Reputation: 51
Any idea why this parsing is not working when accessing the XML directly from the site and it works when I copy and paste it into a var?
package main
import (
"encoding/xml"
"fmt"
"strings"
"io/ioutil"
"net/http"
)
type Sitemapindex struct {
Locations []Location `xml:"channel>item"`
}
type Location struct {
Loc string `xml:"title"`
}
func (e Location) String () string {
return fmt.Sprintf(e.Loc)
}
func main() {
resp, _ := http.Get("https://www.sec.gov/Archives/edgar/xbrlrss.all.xml")

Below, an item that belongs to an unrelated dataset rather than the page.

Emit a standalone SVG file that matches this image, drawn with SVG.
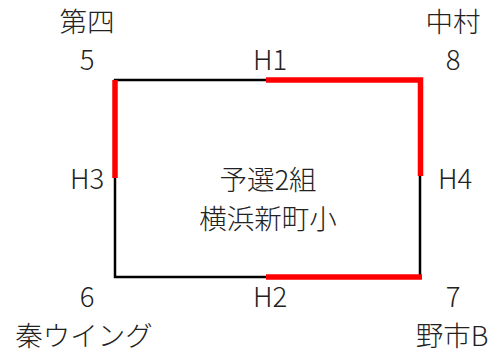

bytes, _ := ioutil.ReadAll(resp.Body)
string_body := string(bytes)
var s Sitemapindex
decoder := xml.NewDecoder(strings.NewReader(string_body))
decoder.Strict = false
decoder.Decode(&s)
fmt.Println(s)
}
Upvotes: 5
Views: 218
Reputation: 6187
The content you're parsing is encoded as windows-1252
. To properly decode this data, the XML decoder needs to be parameterized by a charset reader that can read the specified charset.
import (
"encoding/xml"
"golang.org/x/net/html/charset"
)
decoder := xml.NewDecoder(reader)
decoder.CharsetReader = charset.NewReaderLabel
err := decoder.Decode(&s)
I guess that the error
returned at your attempt to decode the data tells something similar.
Upvotes: 4